PROVIDED DATA>
· · · · ·

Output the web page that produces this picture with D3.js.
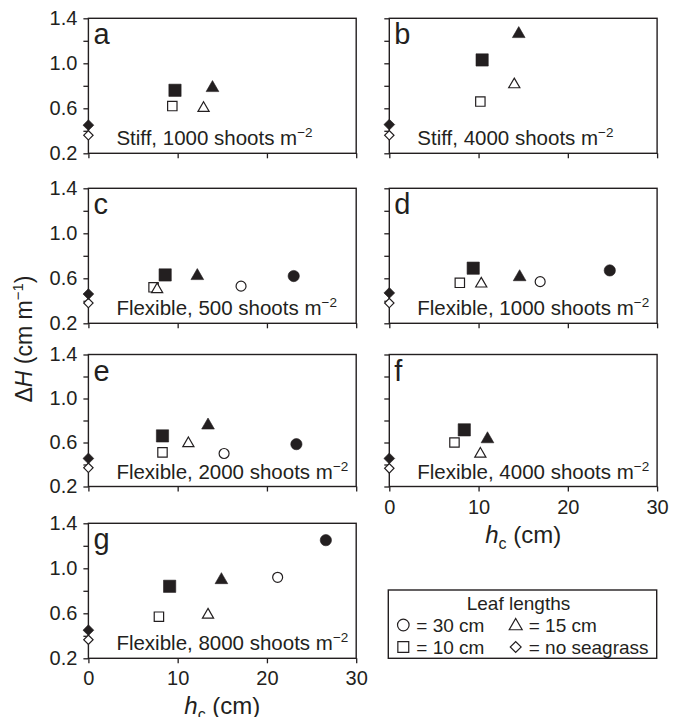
<!DOCTYPE html>
<html>
<head>
<meta charset="utf-8">
<script src="https://cdn.jsdelivr.net/npm/d3@7"></script>
<style>
body { margin: 0; background: #fff; }
text { font-family: "Liberation Sans", Arial, Helvetica, sans-serif; fill: #231f20; }
</style>
</head>
<body>
<script>
// panels and their captions
var panelIds = ["a", "b", "c", "d", "e", "f", "g"];
var canopyType = ["Stiff", "Stiff", "Flexible", "Flexible", "Flexible", "Flexible", "Flexible"];
var shootDensity = [1000, 4000, 500, 1000, 2000, 4000, 8000];

// [hc (cm), dH (cm m-1)] per panel, null = no run
var sq10Filled  = [[9.7, 0.76], [10.4, 1.03], [8.6, 0.63], [9.4, 0.69], [8.3, 0.66], [8.4, 0.715], [9.1, 0.84]];
var sq10Open    = [[9.4, 0.62], [10.2, 0.66], [7.3, 0.52], [7.9, 0.56], [8.3, 0.51], [7.3, 0.60], [7.9, 0.57]];
var tri15Filled = [[13.9, 0.79], [14.5, 1.27], [12.2, 0.63], [14.6, 0.62], [13.4, 0.765], [11.0, 0.64], [14.9, 0.905]];
var tri15Open   = [[12.9, 0.61], [14.0, 0.82], [7.7, 0.51], [10.3, 0.56], [11.2, 0.60], [10.2, 0.505], [13.4, 0.595]];
var circ30Filled = [null, null, [23.0, 0.62], [24.7, 0.67], [23.3, 0.585], null, [26.6, 1.25]];
var circ30Open   = [null, null, [17.1, 0.53], [16.9, 0.57], [15.2, 0.50], null, [21.2, 0.92]];
// no seagrass runs sit at hc = 0
var bareFilled = [0.45, 0.455, 0.46, 0.47, 0.455, 0.455, 0.45];
var bareOpen   = [0.36, 0.36, 0.38, 0.38, 0.37, 0.365, 0.365];

// axes
var xTicks = [0, 10, 20, 30];
var yTicks = [0.2, 0.4, 0.6, 0.8, 1.0, 1.2, 1.4];
var yLabelled = [0.2, 0.6, 1.0, 1.4];

// legend
var legendTitle = "Leaf lengths";
var legendItems = [["circle", "= 30 cm"], ["triangle", "= 15 cm"], ["square", "= 10 cm"], ["diamond", "= no seagrass"]];

// layout
var W = 680, H = 717;
var colX = [88.4, 389.3];
var panelW = 267.8;
var rowTop = [18.3, 188.3, 354.5, 523.3];
var rowH = [135, 135, 132, 135];
var ink = "#231f20";

var svg = d3.select(document.body).append("svg")
	.attr("width", W)
	.attr("height", H);

var symbols = {
	circle: d3.symbolCircle,
	square: d3.symbolSquare,
	triangle: d3.symbolTriangle,
	diamond: d3.symbolSquare
};

function drawMark(g, type, filled, x, y, scale) {
	var sizes = {
		circle: filled ? 100 : 78,
		square: filled ? 150 : 88,
		triangle: filled ? 70 : 54,
		diamond: filled ? 58 : 44
	};
	var s = sizes[type] * (scale || 1);
	var tf = "translate(" + x + "," + (type == "triangle" ? y + 1 : y) + ")";
	if (type == "diamond") tf += " rotate(45)";
	return g.append("path")
		.attr("d", d3.symbol().type(symbols[type]).size(s)())
		.attr("transform", tf)
		.attr("fill", filled ? ink : "#fff")
		.attr("stroke", ink)
		.attr("stroke-width", filled ? 0.6 : 1.2);
}

function drawPanel(i) {
	var row = Math.floor(i / 2), col = i % 2;
	var pLeft = colX[col], pTop = rowTop[row], pH = rowH[row];

	var x = d3.scaleLinear().domain([0, 30]).range([pLeft, pLeft + panelW]);
	var y = d3.scaleLinear().domain([0.2, 1.4]).range([pTop + pH, pTop]);

	var g = svg.append("g").attr("id", "panel-" + panelIds[i]);

	var yAxis = d3.axisLeft(y)
		.tickValues(yTicks)
		.tickSize(5)
		.tickPadding(6)
		.tickFormat(function (d) {
			if (col == 1) return "";
			return yLabelled.some(function (v) { return Math.abs(v - d) < 1e-6; }) ? d3.format(".1f")(d) : "";
		});
	var ya = g.append("g").attr("transform", "translate(" + pLeft + ",0)").call(yAxis);

	var showX = (i == 5 || i == 6);
	var xAxis = d3.axisBottom(x)
		.tickValues(xTicks)
		.tickSize(5)
		.tickPadding(8)
		.tickFormat(showX ? d3.format("d") : function () { return ""; });
	var xa = g.append("g").attr("transform", "translate(0," + (pTop + pH) + ")").call(xAxis);

	[ya, xa].forEach(function (a) {
		a.select(".domain").remove();
		a.selectAll("line").attr("stroke", ink).attr("stroke-width", 1.3);
		a.selectAll("text").attr("font-size", 20).attr("fill", ink)
			.style("font-family", "'Liberation Sans', Arial, Helvetica, sans-serif");
	});

	g.append("rect")
		.attr("x", pLeft)
		.attr("y", pTop)
		.attr("width", panelW)
		.attr("height", pH)
		.attr("fill", "none")
		.attr("stroke", ink)
		.attr("stroke-width", 1.4);

	// panel letter
	g.append("text")
		.attr("x", pLeft + 5)
		.attr("y", pTop + 26)
		.attr("font-size", 29)
		.text(panelIds[i]);

	// caption
	var cap = g.append("text")
		.attr("x", pLeft + 28)
		.attr("y", pTop + pH - 8)
		.attr("font-size", 20.5);
	cap.append("tspan").text(canopyType[i] + ", " + shootDensity[i] + " shoots m");
	cap.append("tspan").attr("dy", -8).attr("font-size", 13.5).text("\u22122");

	// data marks: open first, filled on top
	var series = [
		["square", false, sq10Open[i]],
		["triangle", false, tri15Open[i]],
		["circle", false, circ30Open[i]],
		["square", true, sq10Filled[i]],
		["triangle", true, tri15Filled[i]],
		["circle", true, circ30Filled[i]],
		["diamond", false, [0, bareOpen[i]]],
		["diamond", true, [0, bareFilled[i]]]
	];
	series.forEach(function (s) {
		if (!s[2]) return;
		drawMark(g, s[0], s[1], x(s[2][0]), y(s[2][1]));
	});

	// x title under f and g
	if (showX) {
		var xt = g.append("text")
			.attr("x", pLeft + panelW / 2)
			.attr("y", pTop + pH + 56)
			.attr("text-anchor", "middle")
			.attr("font-size", 24);
		xt.append("tspan").attr("font-style", "italic").text("h");
		xt.append("tspan").attr("font-size", 16).attr("dy", 6).text("c");
		xt.append("tspan").attr("dy", -6).text(" (cm)");
	}
}

for (var i = 0; i < panelIds.length; i++) drawPanel(i);

// y title
var yt = svg.append("text")
	.attr("transform", "translate(32,339) rotate(-90)")
	.attr("text-anchor", "middle")
	.attr("font-size", 23);
yt.append("tspan").text("\u0394");
yt.append("tspan").attr("font-style", "italic").text("H");
yt.append("tspan").text(" (cm m");
yt.append("tspan").attr("font-size", 15).attr("dy", -9).text("\u22121");
yt.append("tspan").attr("dy", 9).text(")");

// legend
var lg = svg.append("g").attr("id", "legend");
var lx = 388.3, ly = 590, lw = 268.4, lh = 68.3;
lg.append("rect")
	.attr("x", lx).attr("y", ly)
	.attr("width", lw).attr("height", lh)
	.attr("fill", "none")
	.attr("stroke", ink)
	.attr("stroke-width", 1.4);
lg.append("text")
	.attr("x", lx + lw / 2 - 4)
	.attr("y", ly + 20)
	.attr("text-anchor", "middle")
	.attr("font-size", 19)
	.text(legendTitle);
legendItems.forEach(function (it, k) {
	var cx = lx + 15 + (k % 2) * 112.4;
	var cy = ly + 35 + Math.floor(k / 2) * 22;
	drawMark(lg, it[0], false, cx, cy, 1.35);
	lg.append("text")
		.attr("x", cx + 13)
		.attr("y", cy + 7)
		.attr("font-size", 19)
		.text(it[1]);
});
</script>
</body>
</html>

· · · · ·

Repeat, word for word and with no pictures, only the lines running from the beginning of the data to the line that contains "var yLabelled = [0.2, 0.6, 1.0, 1.4];".

CORRECT ANSWER>
Output the web page that produces this picture with D3.js.
<!DOCTYPE html>
<html>
<head>
<meta charset="utf-8">
<script src="https://cdn.jsdelivr.net/npm/d3@7"></script>
<style>
body { margin: 0; background: #fff; }
text { font-family: "Liberation Sans", Arial, Helvetica, sans-serif; fill: #231f20; }
</style>
</head>
<body>
<script>
// panels and their captions
var panelIds = ["a", "b", "c", "d", "e", "f", "g"];
var canopyType = ["Stiff", "Stiff", "Flexible", "Flexible", "Flexible", "Flexible", "Flexible"];
var shootDensity = [1000, 4000, 500, 1000, 2000, 4000, 8000];

// [hc (cm), dH (cm m-1)] per panel, null = no run
var sq10Filled  = [[9.7, 0.76], [10.4, 1.03], [8.6, 0.63], [9.4, 0.69], [8.3, 0.66], [8.4, 0.715], [9.1, 0.84]];
var sq10Open    = [[9.4, 0.62], [10.2, 0.66], [7.3, 0.52], [7.9, 0.56], [8.3, 0.51], [7.3, 0.60], [7.9, 0.57]];
var tri15Filled = [[13.9, 0.79], [14.5, 1.27], [12.2, 0.63], [14.6, 0.62], [13.4, 0.765], [11.0, 0.64], [14.9, 0.905]];
var tri15Open   = [[12.9, 0.61], [14.0, 0.82], [7.7, 0.51], [10.3, 0.56], [11.2, 0.60], [10.2, 0.505], [13.4, 0.595]];
var circ30Filled = [null, null, [23.0, 0.62], [24.7, 0.67], [23.3, 0.585], null, [26.6, 1.25]];
var circ30Open   = [null, null, [17.1, 0.53], [16.9, 0.57], [15.2, 0.50], null, [21.2, 0.92]];
// no seagrass runs sit at hc = 0
var bareFilled = [0.45, 0.455, 0.46, 0.47, 0.455, 0.455, 0.45];
var bareOpen   = [0.36, 0.36, 0.38, 0.38, 0.37, 0.365, 0.365];

// axes
var xTicks = [0, 10, 20, 30];
var yTicks = [0.2, 0.4, 0.6, 0.8, 1.0, 1.2, 1.4];
var yLabelled = [0.2, 0.6, 1.0, 1.4];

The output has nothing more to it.